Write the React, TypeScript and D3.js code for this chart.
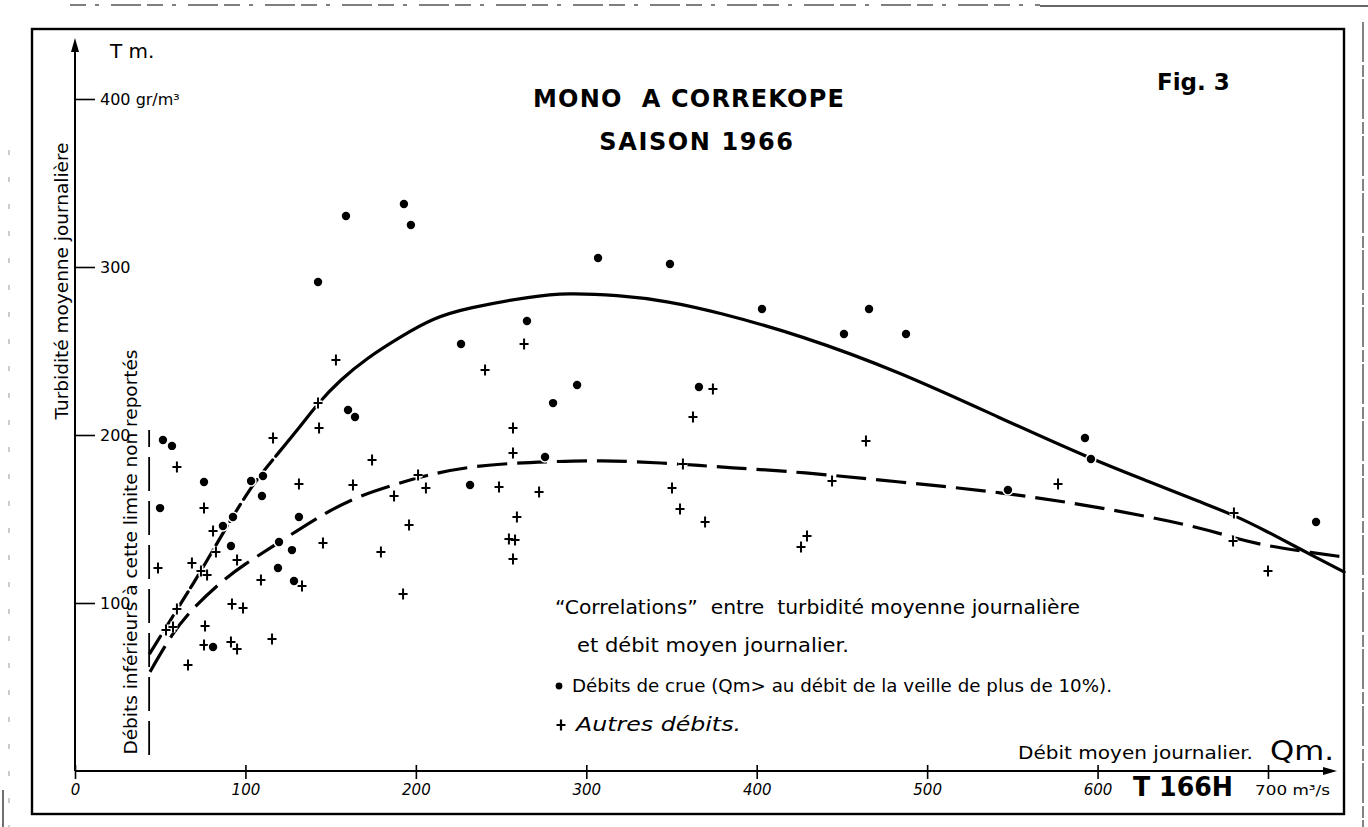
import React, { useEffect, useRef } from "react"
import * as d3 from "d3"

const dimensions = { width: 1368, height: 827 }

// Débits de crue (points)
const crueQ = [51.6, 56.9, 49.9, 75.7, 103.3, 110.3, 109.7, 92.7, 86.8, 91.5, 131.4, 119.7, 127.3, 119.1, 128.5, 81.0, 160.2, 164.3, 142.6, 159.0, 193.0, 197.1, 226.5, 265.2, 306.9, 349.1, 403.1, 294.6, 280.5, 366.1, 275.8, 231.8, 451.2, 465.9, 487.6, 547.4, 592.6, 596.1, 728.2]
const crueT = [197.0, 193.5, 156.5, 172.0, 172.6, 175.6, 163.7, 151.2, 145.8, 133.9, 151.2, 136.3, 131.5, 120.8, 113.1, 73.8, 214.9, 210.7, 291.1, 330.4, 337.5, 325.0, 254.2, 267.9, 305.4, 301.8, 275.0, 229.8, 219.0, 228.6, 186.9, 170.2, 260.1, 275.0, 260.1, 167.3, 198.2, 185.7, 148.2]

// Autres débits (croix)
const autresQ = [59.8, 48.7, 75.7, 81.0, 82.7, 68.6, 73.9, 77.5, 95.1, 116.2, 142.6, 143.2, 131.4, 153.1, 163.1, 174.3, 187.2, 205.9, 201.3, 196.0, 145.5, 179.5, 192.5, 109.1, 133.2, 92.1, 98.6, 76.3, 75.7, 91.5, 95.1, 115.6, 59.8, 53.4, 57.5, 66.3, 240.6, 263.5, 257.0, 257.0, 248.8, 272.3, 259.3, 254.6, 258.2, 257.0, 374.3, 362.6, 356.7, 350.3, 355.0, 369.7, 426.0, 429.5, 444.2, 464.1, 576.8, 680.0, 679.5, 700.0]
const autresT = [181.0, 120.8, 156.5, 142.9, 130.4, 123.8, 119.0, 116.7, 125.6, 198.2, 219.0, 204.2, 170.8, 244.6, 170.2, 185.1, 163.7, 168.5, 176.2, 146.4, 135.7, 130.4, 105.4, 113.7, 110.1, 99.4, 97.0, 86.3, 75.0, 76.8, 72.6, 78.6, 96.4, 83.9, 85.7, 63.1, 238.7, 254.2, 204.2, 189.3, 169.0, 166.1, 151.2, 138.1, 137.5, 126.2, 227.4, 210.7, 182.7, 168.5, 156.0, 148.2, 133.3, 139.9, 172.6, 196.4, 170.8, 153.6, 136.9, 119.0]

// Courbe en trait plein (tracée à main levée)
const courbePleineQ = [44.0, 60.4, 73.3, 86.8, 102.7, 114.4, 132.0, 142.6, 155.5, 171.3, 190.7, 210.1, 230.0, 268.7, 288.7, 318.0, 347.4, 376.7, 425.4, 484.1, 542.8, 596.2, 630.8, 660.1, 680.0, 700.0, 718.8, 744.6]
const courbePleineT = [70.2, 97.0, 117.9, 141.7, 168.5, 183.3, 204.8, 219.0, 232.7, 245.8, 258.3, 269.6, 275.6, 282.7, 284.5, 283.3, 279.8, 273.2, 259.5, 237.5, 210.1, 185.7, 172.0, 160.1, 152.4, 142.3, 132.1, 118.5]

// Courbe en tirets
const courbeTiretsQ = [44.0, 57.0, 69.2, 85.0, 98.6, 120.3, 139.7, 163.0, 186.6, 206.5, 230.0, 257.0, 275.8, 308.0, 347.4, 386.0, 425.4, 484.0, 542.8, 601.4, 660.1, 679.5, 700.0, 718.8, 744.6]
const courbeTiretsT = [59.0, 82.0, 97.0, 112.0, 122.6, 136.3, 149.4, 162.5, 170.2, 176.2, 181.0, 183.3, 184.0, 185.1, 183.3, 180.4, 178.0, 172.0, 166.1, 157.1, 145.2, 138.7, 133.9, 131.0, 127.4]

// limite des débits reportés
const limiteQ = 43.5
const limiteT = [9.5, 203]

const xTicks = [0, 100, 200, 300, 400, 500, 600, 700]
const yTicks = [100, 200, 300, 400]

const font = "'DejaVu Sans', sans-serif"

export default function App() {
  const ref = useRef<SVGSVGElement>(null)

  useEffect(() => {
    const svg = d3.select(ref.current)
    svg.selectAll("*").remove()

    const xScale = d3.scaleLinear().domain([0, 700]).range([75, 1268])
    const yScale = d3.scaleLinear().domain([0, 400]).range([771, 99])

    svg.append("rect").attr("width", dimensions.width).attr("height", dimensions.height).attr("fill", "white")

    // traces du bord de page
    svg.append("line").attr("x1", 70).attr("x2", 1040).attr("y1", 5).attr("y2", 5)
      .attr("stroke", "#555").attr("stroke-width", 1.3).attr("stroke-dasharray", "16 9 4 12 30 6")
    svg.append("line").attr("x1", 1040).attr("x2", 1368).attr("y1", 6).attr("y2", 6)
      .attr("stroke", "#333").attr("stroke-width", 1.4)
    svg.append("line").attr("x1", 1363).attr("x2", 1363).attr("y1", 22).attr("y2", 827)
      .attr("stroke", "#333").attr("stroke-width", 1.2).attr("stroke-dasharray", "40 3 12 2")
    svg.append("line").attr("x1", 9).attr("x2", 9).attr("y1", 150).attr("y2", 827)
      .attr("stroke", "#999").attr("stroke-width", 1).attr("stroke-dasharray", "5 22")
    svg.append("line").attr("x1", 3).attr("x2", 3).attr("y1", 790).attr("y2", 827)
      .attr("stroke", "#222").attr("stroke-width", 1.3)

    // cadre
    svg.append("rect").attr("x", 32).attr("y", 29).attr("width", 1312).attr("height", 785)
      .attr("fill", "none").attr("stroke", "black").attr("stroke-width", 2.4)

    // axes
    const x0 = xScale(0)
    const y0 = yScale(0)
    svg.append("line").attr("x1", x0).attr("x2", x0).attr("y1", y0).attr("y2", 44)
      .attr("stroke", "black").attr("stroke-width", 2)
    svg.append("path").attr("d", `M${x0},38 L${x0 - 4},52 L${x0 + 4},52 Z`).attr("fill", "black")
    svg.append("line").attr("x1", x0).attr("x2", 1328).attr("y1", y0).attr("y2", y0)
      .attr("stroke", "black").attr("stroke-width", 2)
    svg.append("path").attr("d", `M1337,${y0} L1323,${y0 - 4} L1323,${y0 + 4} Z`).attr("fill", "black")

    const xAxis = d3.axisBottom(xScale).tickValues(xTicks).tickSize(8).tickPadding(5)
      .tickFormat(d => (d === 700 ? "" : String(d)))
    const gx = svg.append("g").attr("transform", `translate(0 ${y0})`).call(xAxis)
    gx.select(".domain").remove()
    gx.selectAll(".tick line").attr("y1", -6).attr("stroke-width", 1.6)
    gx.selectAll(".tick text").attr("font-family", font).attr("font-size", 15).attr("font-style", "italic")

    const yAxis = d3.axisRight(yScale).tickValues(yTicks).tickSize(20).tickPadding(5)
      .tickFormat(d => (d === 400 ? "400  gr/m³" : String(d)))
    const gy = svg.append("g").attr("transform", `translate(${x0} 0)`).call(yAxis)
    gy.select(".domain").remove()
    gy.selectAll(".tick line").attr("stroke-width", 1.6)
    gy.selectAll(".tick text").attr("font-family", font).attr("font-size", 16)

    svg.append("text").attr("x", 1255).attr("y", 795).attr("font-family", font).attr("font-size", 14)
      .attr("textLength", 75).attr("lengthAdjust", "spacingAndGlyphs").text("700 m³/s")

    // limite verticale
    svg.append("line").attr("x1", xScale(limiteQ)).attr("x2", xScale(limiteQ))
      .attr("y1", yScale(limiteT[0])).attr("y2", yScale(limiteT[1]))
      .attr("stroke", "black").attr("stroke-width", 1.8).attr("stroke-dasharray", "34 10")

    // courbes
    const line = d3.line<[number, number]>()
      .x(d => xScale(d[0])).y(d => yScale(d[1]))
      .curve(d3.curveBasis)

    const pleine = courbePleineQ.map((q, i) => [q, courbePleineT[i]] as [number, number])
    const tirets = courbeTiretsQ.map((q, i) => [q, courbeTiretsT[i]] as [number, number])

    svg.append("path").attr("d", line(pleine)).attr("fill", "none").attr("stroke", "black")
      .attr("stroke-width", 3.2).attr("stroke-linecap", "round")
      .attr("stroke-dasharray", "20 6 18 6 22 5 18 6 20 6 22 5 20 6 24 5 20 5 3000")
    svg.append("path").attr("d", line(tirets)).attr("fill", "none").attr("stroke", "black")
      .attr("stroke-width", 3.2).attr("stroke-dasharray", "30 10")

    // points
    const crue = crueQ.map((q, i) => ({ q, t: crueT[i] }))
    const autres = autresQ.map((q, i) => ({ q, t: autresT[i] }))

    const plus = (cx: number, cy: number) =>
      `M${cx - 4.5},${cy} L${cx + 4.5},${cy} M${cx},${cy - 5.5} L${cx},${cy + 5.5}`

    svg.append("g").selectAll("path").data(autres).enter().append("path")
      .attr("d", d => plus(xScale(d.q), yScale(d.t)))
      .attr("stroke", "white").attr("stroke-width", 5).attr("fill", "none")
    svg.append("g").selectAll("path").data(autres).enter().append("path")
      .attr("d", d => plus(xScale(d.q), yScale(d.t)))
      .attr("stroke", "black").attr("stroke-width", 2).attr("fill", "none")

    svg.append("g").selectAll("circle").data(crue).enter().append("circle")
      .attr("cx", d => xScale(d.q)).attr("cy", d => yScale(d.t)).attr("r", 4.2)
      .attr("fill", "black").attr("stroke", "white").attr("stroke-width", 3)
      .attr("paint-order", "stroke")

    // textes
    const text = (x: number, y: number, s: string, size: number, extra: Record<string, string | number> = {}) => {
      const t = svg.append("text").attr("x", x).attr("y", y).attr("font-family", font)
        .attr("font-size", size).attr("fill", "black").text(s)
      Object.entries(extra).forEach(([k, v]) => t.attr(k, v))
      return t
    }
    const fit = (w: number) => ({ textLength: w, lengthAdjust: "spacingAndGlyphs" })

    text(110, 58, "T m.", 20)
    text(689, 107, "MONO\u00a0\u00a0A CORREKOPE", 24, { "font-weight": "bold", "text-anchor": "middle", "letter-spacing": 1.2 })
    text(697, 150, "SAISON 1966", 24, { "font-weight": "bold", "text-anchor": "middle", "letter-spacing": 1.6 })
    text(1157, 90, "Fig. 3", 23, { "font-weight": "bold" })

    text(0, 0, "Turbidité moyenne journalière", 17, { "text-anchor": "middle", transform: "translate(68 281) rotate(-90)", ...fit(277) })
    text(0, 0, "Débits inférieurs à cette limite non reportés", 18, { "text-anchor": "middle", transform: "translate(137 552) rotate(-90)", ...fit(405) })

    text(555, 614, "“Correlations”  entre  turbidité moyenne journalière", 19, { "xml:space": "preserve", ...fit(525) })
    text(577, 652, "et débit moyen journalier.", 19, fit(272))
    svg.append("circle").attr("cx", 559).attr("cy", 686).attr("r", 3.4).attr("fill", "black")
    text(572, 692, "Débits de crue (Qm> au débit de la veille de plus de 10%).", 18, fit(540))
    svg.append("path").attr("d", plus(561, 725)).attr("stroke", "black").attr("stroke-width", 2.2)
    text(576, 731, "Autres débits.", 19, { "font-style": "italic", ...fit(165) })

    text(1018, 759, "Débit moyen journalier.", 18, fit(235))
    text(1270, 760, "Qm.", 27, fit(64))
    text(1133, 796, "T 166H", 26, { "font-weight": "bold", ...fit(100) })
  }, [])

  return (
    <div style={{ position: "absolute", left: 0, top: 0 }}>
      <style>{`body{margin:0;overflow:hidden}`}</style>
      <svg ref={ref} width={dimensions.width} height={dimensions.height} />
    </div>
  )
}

### WORK REQUIRED
Copy out each line in the listing that has the word "React".

### OUTPUT BELOW
Write the React, TypeScript and D3.js code for this chart.
import React, { useEffect, useRef } from "react"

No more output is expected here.